For the Vatican, "it has always been held that in China there are not two churches, a 'patriotic church' and a 'faithful church,' " he said. The church in China is one and it has been the faith of the people that has saved it from schism, he added.

The cardinal, whose congregation is responsible for accompanying the church in China, said the Vatican has spent decades trying to foster reconciliation between two Catholic communities. Those that have refused to register with the government and refused to follow government-appointed bishops commonly are referred to as the underground church. Many communities, though, have bishops who were elected locally but who pledged their unity with and fidelity to the pope, which in effect meant they were recognized by both the government and the Vatican.

The issue, Filoni said in a lengthy interview published by the Vatican newspaper Feb. 3, "is not about the 'underground' surrendering to the 'official' or to the civil authorities, regardless of the appearance, nor of a victory over the non-official community."

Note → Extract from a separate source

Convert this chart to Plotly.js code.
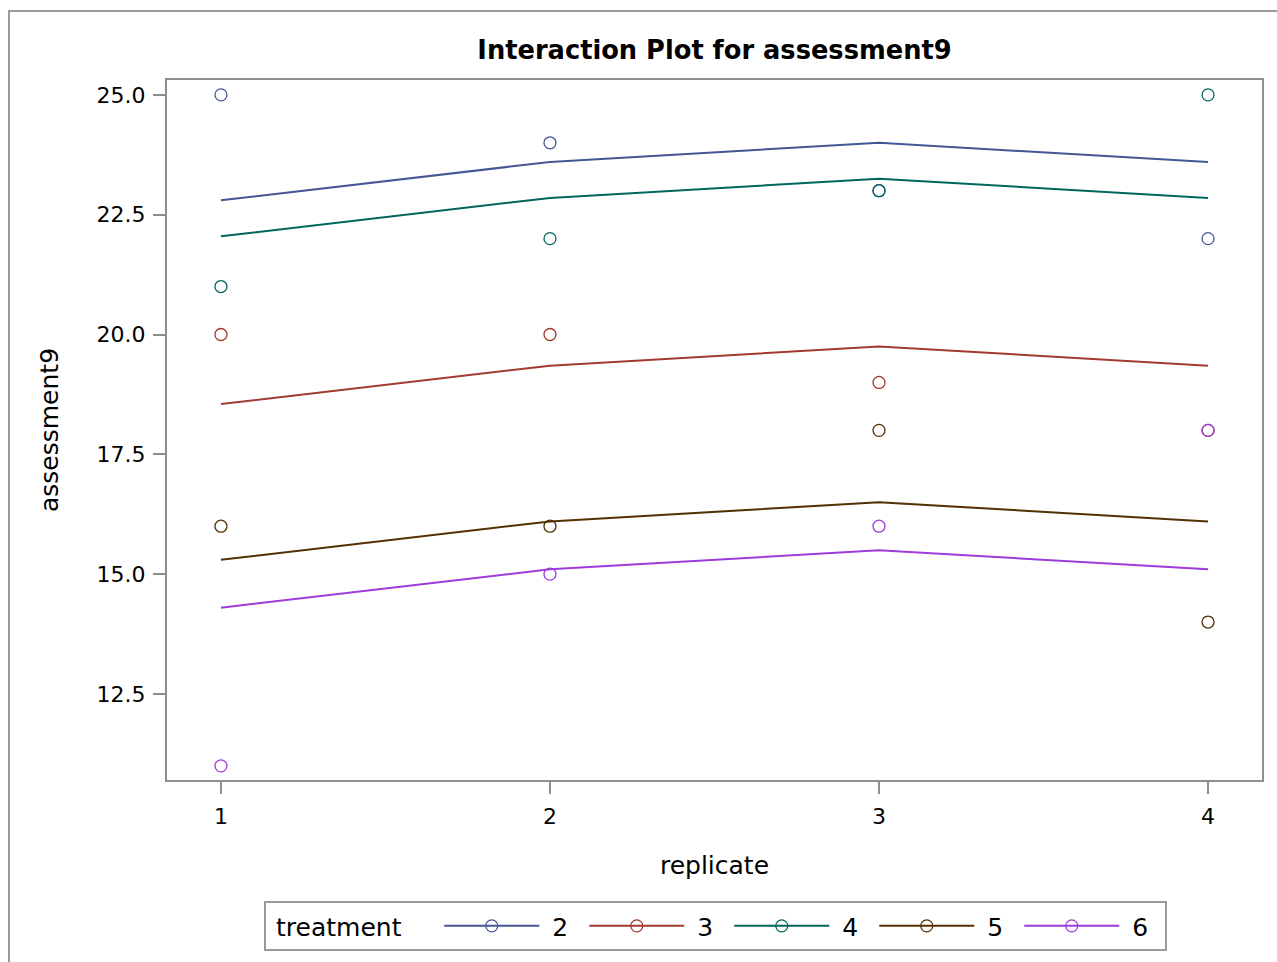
<!DOCTYPE html>
<html>
<head>
<meta charset="utf-8">
<script src="https://cdn.plot.ly/plotly-3.0.1.min.js"></script>
<style>
  html, body { margin: 0; padding: 0; background: #fff; }
  #frame { position: absolute; left: 8px; top: 10px; width: 1300px; height: 1000px; border-left: 2px solid #9a9a9a; border-top: 2px solid #9a9a9a; pointer-events: none; z-index: 5; }
  #chart { position: absolute; left: 0; top: 0; width: 1277px; height: 962px; }
</style>
</head>
<body>
<div id="chart"></div>
<div id="frame"></div>
<script>
// Data
const replicates = [1, 2, 3, 4];
const treatments = ['2', '3', '4', '5', '6'];
// observed values (circles), per treatment, by replicate
const obs2 = [25, 24, 23, 22];
const obs3 = [20, 20, 19, 18];
const obs4 = [21, 22, 23, 25];
const obs5 = [16, 16, 18, 14];
const obs6 = [11, 15, 16, 18];
// fitted values (lines), per treatment, by replicate
const fit2 = [22.8, 23.6, 24.0, 23.6];
const fit3 = [18.55, 19.35, 19.75, 19.35];
const fit4 = [22.05, 22.85, 23.25, 22.85];
const fit5 = [15.3, 16.1, 16.5, 16.1];
const fit6 = [14.3, 15.1, 15.5, 15.1];
const colors = ['#445694', '#A23A2E', '#01665E', '#543005', '#9D3CDB'];

const obs = [obs2, obs3, obs4, obs5, obs6];
const fits = [fit2, fit3, fit4, fit5, fit6];
const FONT = 'DejaVu Sans, sans-serif';
const NB = '\u00a0';

const traces = [];
treatments.forEach((t, i) => {
  traces.push({
    x: replicates, y: fits[i], type: 'scatter', mode: 'lines',
    line: { color: colors[i], width: 2 },
    name: t, legendgroup: t, showlegend: false, hoverinfo: 'skip'
  });
});
treatments.forEach((t, i) => {
  traces.push({
    x: replicates, y: obs[i], type: 'scatter', mode: 'markers',
    marker: { symbol: 'circle-open', size: 12, color: colors[i], line: { width: 1.3, color: colors[i] } },
    name: t, legendgroup: t, showlegend: false
  });
});
// legend entries (line + marker)
treatments.forEach((t, i) => {
  traces.push({
    x: [null], y: [null], type: 'scatter', mode: 'lines+markers',
    line: { color: colors[i], width: 2 },
    marker: { symbol: 'circle-open', size: 12, color: colors[i], line: { width: 1.3, color: colors[i] } },
    name: NB + t, legendgroup: t, showlegend: true
  });
});

const axisLine = '#8f8f8f';
const layout = {
  width: 1277, height: 962,
  margin: { l: 167, r: 15, t: 80, b: 182, autoexpand: false },
  paper_bgcolor: 'rgba(0,0,0,0)', plot_bgcolor: '#fff',
  font: { family: FONT, color: '#000' },
  title: { text: '<b>Interaction Plot for assessment9</b>', font: { family: FONT, size: 25.7, color: '#000' }, x: 0.5595, xanchor: 'center', y: 0.948, yanchor: 'middle' },
  xaxis: {
    range: [0.836, 4.164], tickvals: replicates, ticktext: replicates.map(String),
    showgrid: false, zeroline: false, showline: true, mirror: true, linecolor: axisLine, linewidth: 2,
    ticks: 'outside', ticklen: 12, tickwidth: 2, tickcolor: axisLine, ticklabelstandoff: 4,
    tickfont: { family: FONT, size: 22, color: '#000' },
    title: { text: 'replicate', font: { family: FONT, size: 25, color: '#000' }, standoff: 28 }
  },
  yaxis: {
    range: [10.705, 25.31], tickvals: [12.5, 15, 17.5, 20, 22.5, 25], ticktext: ['12.5', '15.0', '17.5', '20.0', '22.5', '25.0'],
    showgrid: false, zeroline: false, showline: true, mirror: true, linecolor: axisLine, linewidth: 2,
    ticks: 'outside', ticklen: 12, tickwidth: 2, tickcolor: axisLine, ticklabelstandoff: 3,
    tickfont: { family: FONT, size: 22, color: '#000' },
    title: { text: 'assessment9', font: { family: FONT, size: 25, color: '#000' }, standoff: 31 }
  },
  showlegend: true,
  legend: {
    orientation: 'h', x: 0.501, xanchor: 'center', y: -0.173, yanchor: 'top',
    bordercolor: '#9a9a9a', borderwidth: 2, bgcolor: '#fff',
    itemwidth: 95, itemclick: false, entrywidth: 35, entrywidthmode: 'pixels',
    font: { family: FONT, size: 25, color: '#000' },
    title: { text: NB + 'treatment' + NB + NB + NB + NB, side: 'left', font: { family: FONT, size: 25, color: '#000' } }
  }
};

Plotly.newPlot('chart', traces, layout, { displayModeBar: false, staticPlot: true });
</script>
</body>
</html>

In September, the Vatican and China signed a provisional agreement over the appointment of bishops. The agreement allowed, for the first time in decades, for all of the Catholic bishops in China to be in full communion with the pope. The pope received into full communion seven bishops who had been ordained with government approval, but not the Vatican's consent.

The pope also asked all bishops in China "to renew their total adherence to Christ and to the church" and reminded them that, "as members of the Chinese people, they are obliged to show respect and loyalty to the civil authorities."